To fix the constitutional violations, Judge Scheindlin of Federal District Court in Manhattan said she intended to designate an outside lawyer, Peter L. Zimroth, to monitor the Police Department’s compliance with the Constitution.
The decision to install Mr. Zimroth, a partner in the New York office of Arnold & Porter, LLP, and a former corporation counsel and prosecutor in the Manhattan district attorney’s office, will leave the department under a degree of judicial control that is certain to shape the policing strategies under the next mayor.
The ruling, in Floyd v. City of New York, follows a two-month nonjury trial earlier this year over the department’s stop-and-frisk practices.

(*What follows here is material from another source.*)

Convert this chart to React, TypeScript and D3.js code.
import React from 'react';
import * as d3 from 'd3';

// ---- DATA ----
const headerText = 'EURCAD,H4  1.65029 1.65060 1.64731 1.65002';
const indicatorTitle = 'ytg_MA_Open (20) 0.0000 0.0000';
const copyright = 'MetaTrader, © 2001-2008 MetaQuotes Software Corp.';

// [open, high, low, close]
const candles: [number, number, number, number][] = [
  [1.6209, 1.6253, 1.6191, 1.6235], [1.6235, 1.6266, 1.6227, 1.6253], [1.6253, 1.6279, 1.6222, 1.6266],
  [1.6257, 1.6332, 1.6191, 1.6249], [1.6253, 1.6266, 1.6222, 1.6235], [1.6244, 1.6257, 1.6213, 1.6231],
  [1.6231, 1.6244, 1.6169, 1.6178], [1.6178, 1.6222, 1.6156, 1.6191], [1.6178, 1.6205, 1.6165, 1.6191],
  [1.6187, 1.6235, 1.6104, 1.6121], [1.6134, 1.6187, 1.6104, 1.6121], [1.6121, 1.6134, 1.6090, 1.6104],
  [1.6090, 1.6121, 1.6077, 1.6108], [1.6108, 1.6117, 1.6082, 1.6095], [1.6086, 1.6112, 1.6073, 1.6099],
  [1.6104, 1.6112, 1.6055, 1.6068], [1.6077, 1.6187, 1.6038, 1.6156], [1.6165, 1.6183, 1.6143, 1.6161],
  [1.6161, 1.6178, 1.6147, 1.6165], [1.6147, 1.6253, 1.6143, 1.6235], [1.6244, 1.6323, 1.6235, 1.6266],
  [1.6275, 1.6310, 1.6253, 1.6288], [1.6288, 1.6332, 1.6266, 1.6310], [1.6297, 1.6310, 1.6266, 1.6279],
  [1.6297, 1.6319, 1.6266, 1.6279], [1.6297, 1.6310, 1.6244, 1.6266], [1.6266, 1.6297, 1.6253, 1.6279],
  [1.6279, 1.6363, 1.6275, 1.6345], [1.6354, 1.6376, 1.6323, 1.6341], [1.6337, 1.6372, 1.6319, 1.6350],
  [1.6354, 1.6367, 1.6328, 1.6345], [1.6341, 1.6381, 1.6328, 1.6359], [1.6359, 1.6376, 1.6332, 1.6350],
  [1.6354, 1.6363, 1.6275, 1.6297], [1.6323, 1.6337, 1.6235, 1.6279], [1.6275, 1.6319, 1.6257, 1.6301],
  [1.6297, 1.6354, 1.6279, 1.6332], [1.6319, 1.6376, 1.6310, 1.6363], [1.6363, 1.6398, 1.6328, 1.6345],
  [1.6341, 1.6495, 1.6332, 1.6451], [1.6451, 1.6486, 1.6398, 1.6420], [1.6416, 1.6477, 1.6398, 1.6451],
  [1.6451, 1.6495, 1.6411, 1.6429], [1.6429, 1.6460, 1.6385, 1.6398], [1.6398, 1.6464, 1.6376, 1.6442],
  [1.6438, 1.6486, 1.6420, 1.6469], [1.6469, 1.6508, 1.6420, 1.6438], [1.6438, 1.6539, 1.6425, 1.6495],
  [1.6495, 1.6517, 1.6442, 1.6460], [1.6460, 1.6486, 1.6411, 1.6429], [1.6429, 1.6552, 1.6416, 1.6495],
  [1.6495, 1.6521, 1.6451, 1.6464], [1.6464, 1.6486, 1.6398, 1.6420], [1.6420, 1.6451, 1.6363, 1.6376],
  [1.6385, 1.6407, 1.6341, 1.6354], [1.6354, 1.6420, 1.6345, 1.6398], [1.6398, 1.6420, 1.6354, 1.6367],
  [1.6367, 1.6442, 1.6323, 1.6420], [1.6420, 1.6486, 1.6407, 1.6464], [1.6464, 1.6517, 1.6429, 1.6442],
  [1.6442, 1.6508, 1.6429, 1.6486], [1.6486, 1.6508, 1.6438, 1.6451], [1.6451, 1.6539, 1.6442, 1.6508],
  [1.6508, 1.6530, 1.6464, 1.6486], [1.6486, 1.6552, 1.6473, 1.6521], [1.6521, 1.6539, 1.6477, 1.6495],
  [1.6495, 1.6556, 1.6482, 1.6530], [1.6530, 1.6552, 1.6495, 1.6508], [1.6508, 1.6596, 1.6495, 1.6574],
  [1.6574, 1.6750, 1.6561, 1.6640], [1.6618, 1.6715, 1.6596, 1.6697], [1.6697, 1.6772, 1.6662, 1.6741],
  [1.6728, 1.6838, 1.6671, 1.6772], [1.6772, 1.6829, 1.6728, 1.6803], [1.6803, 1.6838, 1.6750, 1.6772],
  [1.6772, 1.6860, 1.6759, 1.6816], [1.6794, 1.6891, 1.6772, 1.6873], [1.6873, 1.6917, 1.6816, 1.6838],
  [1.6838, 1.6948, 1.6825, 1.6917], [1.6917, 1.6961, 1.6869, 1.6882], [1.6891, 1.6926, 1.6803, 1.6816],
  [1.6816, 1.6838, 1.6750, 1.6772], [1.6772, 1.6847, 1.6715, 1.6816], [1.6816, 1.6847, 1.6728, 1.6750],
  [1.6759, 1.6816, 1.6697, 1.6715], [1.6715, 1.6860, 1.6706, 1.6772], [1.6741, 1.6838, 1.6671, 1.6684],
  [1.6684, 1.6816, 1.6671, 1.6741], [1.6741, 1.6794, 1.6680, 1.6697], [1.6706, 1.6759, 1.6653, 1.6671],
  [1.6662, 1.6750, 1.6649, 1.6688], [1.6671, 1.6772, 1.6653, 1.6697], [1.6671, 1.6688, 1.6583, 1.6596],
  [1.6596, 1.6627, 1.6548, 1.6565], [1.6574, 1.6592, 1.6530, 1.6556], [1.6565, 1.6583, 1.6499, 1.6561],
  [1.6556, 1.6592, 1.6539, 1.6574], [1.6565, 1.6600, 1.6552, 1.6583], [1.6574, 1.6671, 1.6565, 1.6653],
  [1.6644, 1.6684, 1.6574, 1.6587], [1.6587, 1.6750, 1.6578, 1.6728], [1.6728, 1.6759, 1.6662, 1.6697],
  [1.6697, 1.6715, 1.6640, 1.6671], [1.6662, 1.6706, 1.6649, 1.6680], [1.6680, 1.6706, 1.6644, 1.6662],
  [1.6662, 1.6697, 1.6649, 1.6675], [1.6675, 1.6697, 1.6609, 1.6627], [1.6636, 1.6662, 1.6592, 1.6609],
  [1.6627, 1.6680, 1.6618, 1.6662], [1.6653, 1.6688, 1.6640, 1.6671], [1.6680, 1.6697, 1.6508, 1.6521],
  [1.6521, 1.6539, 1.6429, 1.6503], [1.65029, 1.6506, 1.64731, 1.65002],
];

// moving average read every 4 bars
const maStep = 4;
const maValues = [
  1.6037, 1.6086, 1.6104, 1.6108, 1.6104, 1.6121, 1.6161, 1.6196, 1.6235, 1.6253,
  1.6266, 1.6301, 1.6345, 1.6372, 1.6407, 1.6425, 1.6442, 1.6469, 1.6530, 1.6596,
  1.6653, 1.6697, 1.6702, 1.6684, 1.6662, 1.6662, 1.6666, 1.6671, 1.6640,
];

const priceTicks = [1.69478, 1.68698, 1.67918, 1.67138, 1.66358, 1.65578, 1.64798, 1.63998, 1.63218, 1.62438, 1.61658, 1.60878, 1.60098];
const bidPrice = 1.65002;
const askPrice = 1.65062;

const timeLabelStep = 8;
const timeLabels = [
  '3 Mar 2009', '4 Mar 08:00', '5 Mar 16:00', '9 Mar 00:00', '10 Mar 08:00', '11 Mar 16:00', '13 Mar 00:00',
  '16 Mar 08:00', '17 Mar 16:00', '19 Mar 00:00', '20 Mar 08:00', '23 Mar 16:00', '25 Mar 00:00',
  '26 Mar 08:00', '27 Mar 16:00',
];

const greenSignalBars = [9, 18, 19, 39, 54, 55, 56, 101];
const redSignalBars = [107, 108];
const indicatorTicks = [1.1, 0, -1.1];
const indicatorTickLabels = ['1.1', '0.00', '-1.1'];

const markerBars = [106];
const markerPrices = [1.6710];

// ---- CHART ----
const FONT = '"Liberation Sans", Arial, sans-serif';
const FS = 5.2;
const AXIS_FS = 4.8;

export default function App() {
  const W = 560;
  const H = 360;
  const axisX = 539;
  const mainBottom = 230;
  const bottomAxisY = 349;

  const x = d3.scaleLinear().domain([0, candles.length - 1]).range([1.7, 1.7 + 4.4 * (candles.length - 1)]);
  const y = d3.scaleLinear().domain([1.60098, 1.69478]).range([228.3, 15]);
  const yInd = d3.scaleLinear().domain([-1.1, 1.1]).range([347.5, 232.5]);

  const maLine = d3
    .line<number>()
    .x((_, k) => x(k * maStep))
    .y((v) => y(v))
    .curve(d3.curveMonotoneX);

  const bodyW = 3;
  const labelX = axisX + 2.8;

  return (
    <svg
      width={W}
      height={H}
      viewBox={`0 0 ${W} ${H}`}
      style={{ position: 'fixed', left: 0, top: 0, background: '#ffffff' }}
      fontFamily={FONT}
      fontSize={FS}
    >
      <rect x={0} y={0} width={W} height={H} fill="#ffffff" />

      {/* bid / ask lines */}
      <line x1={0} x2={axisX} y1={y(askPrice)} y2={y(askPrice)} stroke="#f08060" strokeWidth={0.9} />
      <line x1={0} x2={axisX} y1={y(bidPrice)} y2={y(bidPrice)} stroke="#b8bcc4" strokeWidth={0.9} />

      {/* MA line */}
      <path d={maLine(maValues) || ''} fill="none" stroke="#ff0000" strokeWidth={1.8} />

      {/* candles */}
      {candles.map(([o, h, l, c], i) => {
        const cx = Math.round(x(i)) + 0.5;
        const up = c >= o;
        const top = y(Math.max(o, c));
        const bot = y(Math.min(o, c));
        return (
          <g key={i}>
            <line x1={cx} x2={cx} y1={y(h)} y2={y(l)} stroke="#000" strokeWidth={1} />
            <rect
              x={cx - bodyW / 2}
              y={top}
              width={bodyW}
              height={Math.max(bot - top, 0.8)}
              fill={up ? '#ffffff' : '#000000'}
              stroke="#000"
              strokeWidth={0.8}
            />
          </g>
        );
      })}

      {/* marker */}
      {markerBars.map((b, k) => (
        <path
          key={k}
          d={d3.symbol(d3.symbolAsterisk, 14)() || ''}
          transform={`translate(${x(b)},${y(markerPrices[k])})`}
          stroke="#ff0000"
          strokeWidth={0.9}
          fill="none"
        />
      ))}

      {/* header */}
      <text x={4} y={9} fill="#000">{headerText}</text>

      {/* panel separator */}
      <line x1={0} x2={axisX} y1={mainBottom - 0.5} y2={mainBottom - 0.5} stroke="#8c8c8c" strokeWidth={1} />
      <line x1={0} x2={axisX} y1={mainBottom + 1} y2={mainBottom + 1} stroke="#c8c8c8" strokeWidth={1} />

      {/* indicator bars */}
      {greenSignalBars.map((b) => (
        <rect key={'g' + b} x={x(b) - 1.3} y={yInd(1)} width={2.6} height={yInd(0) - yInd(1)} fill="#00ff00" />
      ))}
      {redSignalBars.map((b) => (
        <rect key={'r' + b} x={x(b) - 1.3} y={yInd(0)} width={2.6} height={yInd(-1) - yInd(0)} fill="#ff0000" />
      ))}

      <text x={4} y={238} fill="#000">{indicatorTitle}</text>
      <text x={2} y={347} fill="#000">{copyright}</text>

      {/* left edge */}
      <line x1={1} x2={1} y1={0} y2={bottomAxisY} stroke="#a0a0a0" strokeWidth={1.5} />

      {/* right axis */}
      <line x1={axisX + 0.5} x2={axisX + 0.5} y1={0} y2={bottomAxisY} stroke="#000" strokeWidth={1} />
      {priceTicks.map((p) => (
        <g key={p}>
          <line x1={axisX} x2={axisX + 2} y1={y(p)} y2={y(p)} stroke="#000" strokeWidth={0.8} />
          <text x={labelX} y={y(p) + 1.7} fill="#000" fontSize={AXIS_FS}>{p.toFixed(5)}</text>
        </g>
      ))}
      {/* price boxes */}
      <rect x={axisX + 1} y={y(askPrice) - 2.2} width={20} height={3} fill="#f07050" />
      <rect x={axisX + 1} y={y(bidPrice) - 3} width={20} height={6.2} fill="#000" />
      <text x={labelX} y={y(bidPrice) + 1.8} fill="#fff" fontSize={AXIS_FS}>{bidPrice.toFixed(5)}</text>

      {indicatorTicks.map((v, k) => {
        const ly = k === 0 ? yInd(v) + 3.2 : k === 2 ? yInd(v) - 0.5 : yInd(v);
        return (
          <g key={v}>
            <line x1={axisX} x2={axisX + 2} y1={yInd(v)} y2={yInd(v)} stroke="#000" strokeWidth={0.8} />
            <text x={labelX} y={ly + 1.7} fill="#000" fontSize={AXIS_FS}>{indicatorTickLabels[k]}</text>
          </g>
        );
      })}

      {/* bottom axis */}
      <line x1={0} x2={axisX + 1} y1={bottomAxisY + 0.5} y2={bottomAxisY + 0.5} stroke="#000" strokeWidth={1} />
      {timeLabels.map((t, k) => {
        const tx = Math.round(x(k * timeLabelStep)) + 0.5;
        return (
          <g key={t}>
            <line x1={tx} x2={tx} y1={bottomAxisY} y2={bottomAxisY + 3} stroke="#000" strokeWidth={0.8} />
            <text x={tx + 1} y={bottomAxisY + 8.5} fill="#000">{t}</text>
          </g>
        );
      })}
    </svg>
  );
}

Judge Scheindlin heard testimony from about a dozen black or biracial men and a woman who described being stopped, and she heard from statistical experts who offered their conclusions based on police paperwork describing some 4.43 million stops between 2004 and mid-2012. Numerous police officers and commanders testified as well, typically defending the legality of stops and saying they were made only when officers reasonably suspected criminality was afoot.
While the Supreme Court has long recognized the right of police officers to briefly stop and investigate people who are behaving suspiciously, Judge Scheindlin found that the New York police had overstepped that authority. She found that officers were too quick to deem as suspicious behavior that was perfectly innocent, in effect watering down the legal standard required for a stop.